Any ideas how to tackle this conjecture, or at least make it more explicit?
 A: If $d+1$ is not squarefree, then the multiples of it are not squarefree, therefore your value of $n$ is not squarefree, so then by the Generalized Korselt's criterion it is not a valid value of $n$, unless it equals $d+1$ itself, but that is just one case. 
If $d+1$ is squarefree, we note that for every prime $p \geq d+1$ we have that $n=p(d+1)$ is squarefree. Then we want that for every prime divisior $q_i$ of $n$, that $q_i-1 \mid (p-1)(d+1)$. It surely holds for $q_i=p$. Note that since $d+1$ is squarefree, we have that $$\varphi(d+1)=(p_1-1)(p_2-1)(p_3-1) \cdots(p_t-1)$$
Here $\varphi(x)$ is the Euler-phi function. 

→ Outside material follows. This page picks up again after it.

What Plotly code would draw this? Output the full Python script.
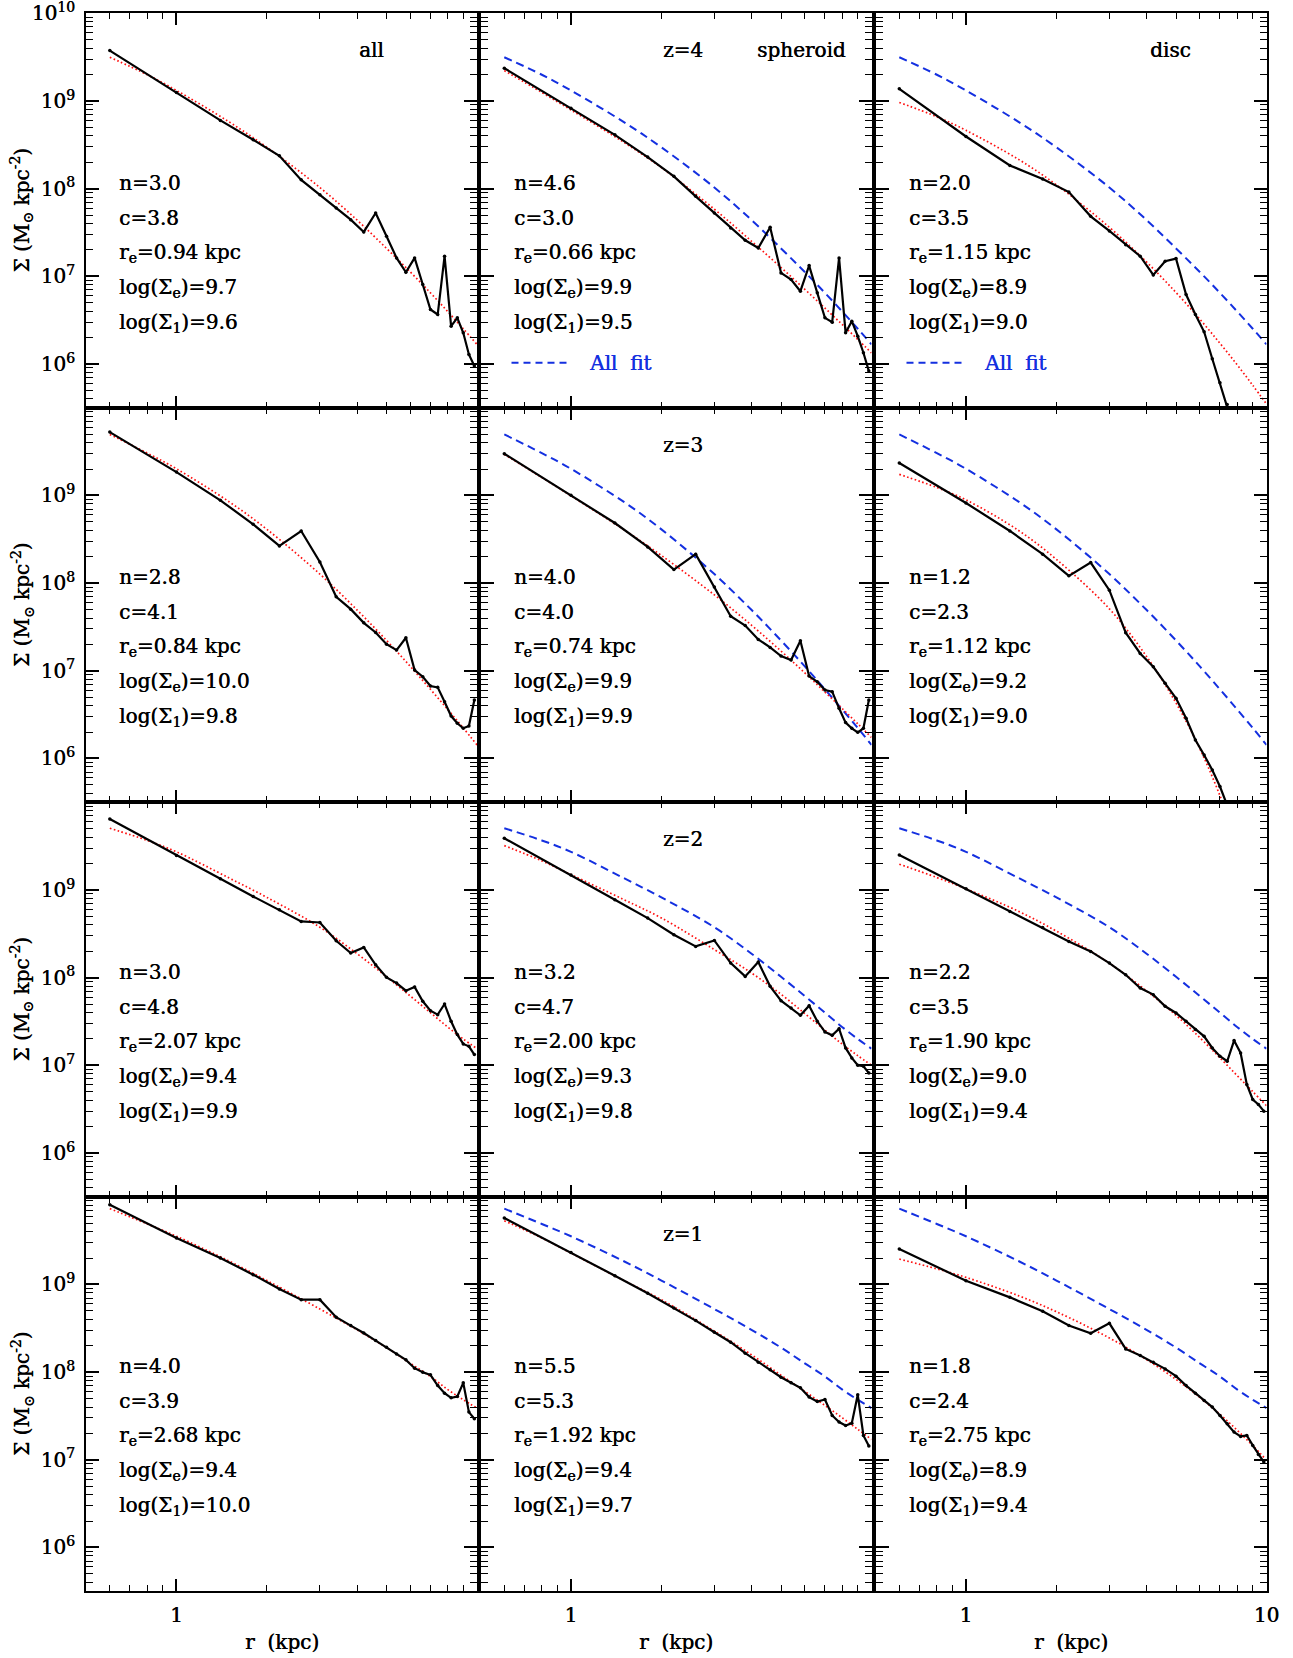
import math
import plotly.graph_objects as go

# ---------------------------------------------------------------- data
# radial bins of the measured surface-density profiles (kpc)
R_PROF = [0.6, 1.0, 1.4, 1.8, 2.2, 2.6, 3.0, 3.4, 3.8, 4.2, 4.6, 5.0,
          5.4, 5.8, 6.2, 6.6, 7.0, 7.4, 7.8, 8.2, 8.6, 9.0, 9.4, 9.8]
# radii at which the fitted profiles are tabulated (kpc)
R_FIT = [0.6, 0.8, 1.0, 1.5, 2.0, 3.0, 4.0, 5.0, 6.0, 7.0, 8.0, 9.0, 10.0]

REDSHIFTS = ["z=4", "z=3", "z=2", "z=1"]
COMPONENTS = ["all", "spheroid", "disc"]

# log10 Sigma (Msun kpc^-2), measured profiles
PROF_Z4_ALL = [9.575, 9.096, 8.778, 8.557, 8.375, 8.10, 7.931, 7.779, 7.646, 7.506, 7.722, 7.456,
               7.21, 7.046, 7.21, 6.906, 6.621, 6.564, 7.229, 6.431, 6.526, 6.355, 6.109, 5.976]
PROF_Z4_SPH = [9.374, 8.916, 8.614, 8.360, 8.140, 7.912, 7.722, 7.551, 7.411, 7.323, 7.559, 7.039,
               6.963, 6.830, 7.122, 6.811, 6.526, 6.477, 7.210, 6.355, 6.488, 6.317, 6.128, 5.919]
PROF_Z4_DISC = [9.138, 8.595, 8.265, 8.109, 7.961, 7.684, 7.517, 7.361, 7.229, 7.016, 7.172, 7.202,
                6.792, 6.564, 6.367, 6.059, 5.786, 5.539, 5.254]

PROF_Z3_ALL = [9.723, 9.267, 8.945, 8.671, 8.424, 8.595, 8.242, 7.844, 7.703, 7.547, 7.437, 7.304,
               7.236, 7.377, 7.008, 6.932, 6.826, 6.811, 6.648, 6.484, 6.401, 6.344, 6.371, 6.667]
PROF_Z3_SPH = [9.476, 9.002, 8.686, 8.413, 8.155, 8.330, 7.957, 7.623, 7.517, 7.358, 7.267, 7.168,
               7.122, 7.342, 6.940, 6.875, 6.781, 6.762, 6.572, 6.409, 6.344, 6.298, 6.344, 6.667]
PROF_Z3_DISC = [9.370, 8.914, 8.595, 8.330, 8.083, 8.235, 7.920, 7.434, 7.198, 7.046, 6.857, 6.686,
                6.458, 6.211, 6.040, 5.869, 5.680, 5.471, 5.262]

PROF_Z2_ALL = [9.810, 9.393, 9.127, 8.926, 8.774, 8.641, 8.629, 8.421, 8.280, 8.345, 8.147, 8.003,
               7.938, 7.851, 7.893, 7.730, 7.623, 7.578, 7.699, 7.502, 7.350, 7.244, 7.217, 7.122]
PROF_Z2_SPH = [9.590, 9.172, 8.888, 8.679, 8.489, 8.356, 8.424, 8.166, 8.014, 8.178, 7.901, 7.737,
               7.654, 7.570, 7.680, 7.502, 7.380, 7.342, 7.418, 7.198, 7.084, 7.001, 6.989, 6.913]
PROF_Z2_DISC = [9.400, 9.013, 8.755, 8.573, 8.413, 8.299, 8.166, 8.033, 7.882, 7.806, 7.673, 7.597,
                7.502, 7.407, 7.331, 7.198, 7.103, 7.046, 7.282, 7.141, 6.781, 6.610, 6.553, 6.477]

PROF_Z1_ALL = [9.909, 9.529, 9.301, 9.112, 8.948, 8.827, 8.827, 8.626, 8.531, 8.447, 8.360, 8.284,
               8.208, 8.140, 8.045, 7.999, 7.969, 7.847, 7.760, 7.707, 7.722, 7.878, 7.544, 7.468]
PROF_Z1_SPH = [9.757, 9.366, 9.100, 8.899, 8.732, 8.588, 8.455, 8.341, 8.216, 8.113, 8.026, 7.942,
               7.878, 7.821, 7.715, 7.665, 7.688, 7.506, 7.430, 7.392, 7.418, 7.741, 7.278, 7.156]
PROF_Z1_DISC = [9.404, 9.043, 8.853, 8.694, 8.531, 8.443, 8.557, 8.265, 8.189, 8.113, 8.037, 7.954,
                7.847, 7.760, 7.677, 7.601, 7.506, 7.411, 7.316, 7.267, 7.278, 7.164, 7.061, 6.974]

# log10 Sigma of the fitted profiles at R_FIT (the "all" fit is also overplotted
# on the spheroid and disc panels as "All fit")
FIT_Z4_ALL = [9.499, 9.299, 9.120, 8.759, 8.471, 8.013, 7.638, 7.318, 7.049, 6.811, 6.596, 6.402, 6.223]
FIT_Z4_SPH = [9.347, 9.097, 8.898, 8.528, 8.240, 7.765, 7.396, 7.100, 6.851, 6.637, 6.448, 6.280, 6.126]
FIT_Z4_DISC = [8.983, 8.820, 8.665, 8.331, 8.043, 7.559, 7.159, 6.815, 6.511, 6.236, 5.987, 5.757, 5.543]

FIT_Z3_ALL = [9.696, 9.483, 9.304, 8.926, 8.613, 8.103, 7.690, 7.346, 7.050, 6.789, 6.557, 6.348, 6.155]
FIT_Z3_SPH = [9.468, 9.205, 8.996, 8.609, 8.315, 7.866, 7.516, 7.225, 6.976, 6.758, 6.567, 6.396, 6.240]
FIT_Z3_DISC = [9.241, 9.091, 8.950, 8.598, 8.270, 7.707, 7.157, 6.633, 6.112, 5.576, 5.025, None, None]

FIT_Z2_ALL = [9.704, 9.565, 9.435, 9.135, 8.915, 8.575, 8.270, 8.010, 7.790, 7.600, 7.435, 7.300, 7.190]
FIT_Z2_SPH = [9.506, 9.332, 9.175, 8.890, 8.680, 8.320, 8.050, 7.810, 7.590, 7.400, 7.240, 7.110, 7.000]
FIT_Z2_DISC = [9.294, 9.142, 9.013, 8.755, 8.530, 8.165, 7.845, 7.570, 7.315, 7.085, 6.880, 6.700, 6.540]

FIT_Z1_ALL = [9.865, 9.690, 9.550, 9.265, 9.045, 8.720, 8.480, 8.280, 8.100, 7.950, 7.800, 7.685, 7.590]
FIT_Z1_SPH = [9.727, 9.530, 9.358, 9.045, 8.826, 8.468, 8.195, 7.965, 7.780, 7.620, 7.478, 7.348, 7.232]
FIT_Z1_DISC = [9.290, 9.178, 9.081, 8.870, 8.689, 8.390, 8.140, 7.917, 7.712, 7.518, 7.335, 7.162, 6.996]

PROFILES = [[PROF_Z4_ALL, PROF_Z4_SPH, PROF_Z4_DISC],
            [PROF_Z3_ALL, PROF_Z3_SPH, PROF_Z3_DISC],
            [PROF_Z2_ALL, PROF_Z2_SPH, PROF_Z2_DISC],
            [PROF_Z1_ALL, PROF_Z1_SPH, PROF_Z1_DISC]]
FITS = [[FIT_Z4_ALL, FIT_Z4_SPH, FIT_Z4_DISC],
        [FIT_Z3_ALL, FIT_Z3_SPH, FIT_Z3_DISC],
        [FIT_Z2_ALL, FIT_Z2_SPH, FIT_Z2_DISC],
        [FIT_Z1_ALL, FIT_Z1_SPH, FIT_Z1_DISC]]

# fit parameters printed in each panel
N_VAL = [["3.0", "4.6", "2.0"], ["2.8", "4.0", "1.2"], ["3.0", "3.2", "2.2"], ["4.0", "5.5", "1.8"]]
C_VAL = [["3.8", "3.0", "3.5"], ["4.1", "4.0", "2.3"], ["4.8", "4.7", "3.5"], ["3.9", "5.3", "2.4"]]
RE_VAL = [["0.94", "0.66", "1.15"], ["0.84", "0.74", "1.12"], ["2.07", "2.00", "1.90"], ["2.68", "1.92", "2.75"]]
LOGSE_VAL = [["9.7", "9.9", "8.9"], ["10.0", "9.9", "9.2"], ["9.4", "9.3", "9.0"], ["9.4", "9.4", "8.9"]]
LOGS1_VAL = [["9.6", "9.5", "9.0"], ["9.8", "9.9", "9.0"], ["9.9", "9.8", "9.4"], ["10.0", "9.7", "9.4"]]

Y_MAJOR = [1e6, 1e7, 1e8, 1e9, 1e10]
Y_MAJOR_TEXT = ["10<sup>6</sup>", "10<sup>7</sup>", "10<sup>8</sup>", "10<sup>9</sup>", "10<sup>10</sup>"]
Y_MINOR = [m * 10 ** e for e in range(5, 10) for m in range(2, 10)]
X_MAJOR = [1, 10]
X_MINOR = [0.6, 0.7, 0.8, 0.9, 2, 3, 4, 5, 6, 7, 8, 9]

# ---------------------------------------------------------------- layout
W, H = 1293, 1658
COL_PX = [(86.0, 477.0), (480.5, 871.5), (875.5, 1266.5)]
ROW_PX = [(13.3, 407.8), (407.8, 802.3), (802.3, 1196.8), (1196.8, 1591.3)]
PW = 391.0
PH = 394.5

FONT = "DejaVu Serif"
BLACK = "#000000"
RED = "#ff1010"
BLUE = "#1430e0"
TXT = 20
# a slight horizontal text shadow gives the heavier stroke of the plotting font
HEAVY_K = "0.45px 0 0 #000000"
HEAVY_B = "0.45px 0 0 " + BLUE


def tfont(size=TXT, color=BLACK, shadow=HEAVY_K):
    return dict(family=FONT, size=size, color=color, shadow=shadow)


fig = go.Figure()
layout = dict(
    width=W, height=H, autosize=False,
    margin=dict(l=0, r=0, t=0, b=0, pad=0, autoexpand=False),
    paper_bgcolor="white", plot_bgcolor="white",
    showlegend=False,
    font=dict(family=FONT, size=TXT, color=BLACK),
)
annotations = []
shapes = []


def sig(vals):
    return [None if v is None else 10 ** v for v in vals]


for row in range(4):
    for col in range(3):
        k = row * 3 + col + 1
        xa = "x" if k == 1 else f"x{k}"
        ya = "y" if k == 1 else f"y{k}"
        x0, x1 = COL_PX[col]
        y0, y1 = ROW_PX[row]

        layout["xaxis" if k == 1 else f"xaxis{k}"] = dict(
            type="log", range=[math.log10(0.5), 1.0],
            domain=[x0 / W, x1 / W], anchor=ya, automargin=False,
            showline=True, linewidth=2, linecolor=BLACK, mirror="ticks",
            showgrid=False, zeroline=False,
            ticks="inside", ticklen=12, tickwidth=1.6, tickcolor=BLACK,
            tickmode="array", tickvals=X_MAJOR,
            ticktext=["1", "10" if col == 2 else ""],
            showticklabels=(row == 3), ticklabeloverflow="allow",
            tickfont=tfont(20),
            ticklabelstandoff=5,
            minor=dict(ticks="inside", ticklen=6, tickwidth=1.4, tickcolor=BLACK,
                       tickmode="array", tickvals=X_MINOR, showgrid=False),
        )
        layout["yaxis" if k == 1 else f"yaxis{k}"] = dict(
            type="log", range=[5.5, 10.0],
            domain=[1 - y1 / H, 1 - y0 / H], anchor=xa, automargin=False,
            showline=True, linewidth=2, linecolor=BLACK, mirror="ticks",
            showgrid=False, zeroline=False,
            ticks="inside", ticklen=13, tickwidth=1.6, tickcolor=BLACK,
            tickmode="array", tickvals=Y_MAJOR,
            ticktext=Y_MAJOR_TEXT if row == 0 else Y_MAJOR_TEXT[:-1] + [""],
            showticklabels=(col == 0), ticklabeloverflow="allow",
            tickfont=tfont(20),
            ticklabelstandoff=5,
            minor=dict(ticks="inside", ticklen=7, tickwidth=1.4, tickcolor=BLACK,
                       tickmode="array", tickvals=Y_MINOR, showgrid=False),
        )

        # "All fit" comparison curve on the component panels
        if col > 0:
            fig.add_trace(go.Scatter(
                x=R_FIT, y=sig(FITS[row][0]), xaxis=xa, yaxis=ya,
                mode="lines", line=dict(color=BLUE, width=2, dash="8px,5px", shape="spline"),
                connectgaps=False, hoverinfo="skip"))
        # fitted profile
        fig.add_trace(go.Scatter(
            x=R_FIT, y=sig(FITS[row][col]), xaxis=xa, yaxis=ya,
            mode="lines", line=dict(color=RED, width=1.7, dash="1.6px,2.4px", shape="spline"),
            connectgaps=False, hoverinfo="skip"))
        # measured profile
        prof = PROFILES[row][col]
        fig.add_trace(go.Scatter(
            x=R_PROF[:len(prof)], y=sig(prof), xaxis=xa, yaxis=ya,
            mode="lines+markers", line=dict(color=BLACK, width=2.2),
            marker=dict(color=BLACK, size=3.5), hoverinfo="skip"))

        xd = f"{xa} domain"
        yd = f"{ya} domain"
        lines = [
            f"n={N_VAL[row][col]}",
            f"c={C_VAL[row][col]}",
            f"r<sub>e</sub>={RE_VAL[row][col]} kpc",
            f"log(Σ<sub>e</sub>)={LOGSE_VAL[row][col]}",
            f"log(Σ<sub>1</sub>)={LOGS1_VAL[row][col]}",
        ]
        for i, txt in enumerate(lines):
            annotations.append(dict(
                xref=xd, yref=yd, x=31 / PW, y=1 - (169.5 + 35 * i) / PH,
                xanchor="left", yanchor="middle", showarrow=False, text=txt,
                font=tfont()))

        if col == 1:
            annotations.append(dict(
                xref=xd, yref=yd, x=202.5 / PW, y=1 - 37 / PH,
                xanchor="center", yanchor="middle", showarrow=False,
                text=REDSHIFTS[row], font=tfont()))
        if row == 0:
            cx = [285 / PW, 321.2 / PW, 294.5 / PW][col]
            annotations.append(dict(
                xref=xd, yref=yd, x=cx, y=1 - 37 / PH,
                xanchor="center", yanchor="middle", showarrow=False,
                text=COMPONENTS[col], font=tfont()))
            if col > 0:
                ly = 1 - 349.4 / PH
                shapes.append(dict(
                    type="line", xref=xd, yref=yd, x0=31 / PW, x1=91 / PW, y0=ly, y1=ly,
                    line=dict(color=BLUE, width=2, dash="7px,5px")))
                annotations.append(dict(
                    xref=xd, yref=yd, x=106 / PW, y=ly,
                    xanchor="left", yanchor="middle", showarrow=False,
                    text="All  fit", font=tfont(color=BLUE, shadow=HEAVY_B)))

# axis titles
for row in range(4):
    yc = (ROW_PX[row][0] + ROW_PX[row][1]) / 2
    annotations.append(dict(
        xref="paper", yref="paper", x=22 / W, y=1 - yc / H,
        xanchor="center", yanchor="middle", showarrow=False, textangle=-90,
        text="Σ (M<sub>⊙</sub> kpc<sup>-2</sup>)", font=tfont()))
for col in range(3):
    xc = (COL_PX[col][0] + COL_PX[col][1]) / 2
    annotations.append(dict(
        xref="paper", yref="paper", x=xc / W, y=1 - 1642 / H,
        xanchor="center", yanchor="middle", showarrow=False,
        text="r  (kpc)", font=tfont()))

layout["annotations"] = annotations
layout["shapes"] = shapes
fig.update_layout(**layout)
fig.write_html("out.html")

Therefore if $\varphi(d+1) \mid p-1$, then our $n$ is a possibility. In other words, if $p = k \varphi(d+1) + 1$ for some $k$. Note that we always have $\varphi(d+1) \leq d$, so there are quite a few values. 
Since $\gcd(\varphi(d+1),1)=1$, we have by a stronger version of Dirichlet's theorem that the primes in this arithmetic progression are distributed just as in the natural numbers, i.e. there are about $\frac{x}{\ln(x)}$ primes when $k<x$ ($k$ as in $p = k \varphi(d+1) + 1$). This gives some information on the second part of the conjecture.
For example, when $d=4$, $13\cdot5$, $17\cdot5$, $29 \cdot 5$ and $31 \cdot 5$, are all in your sequence, and they indeed have the form I described above.  
Note: One could use $\lambda(x)$, the Carmichael function, instead of $\varphi(x)$.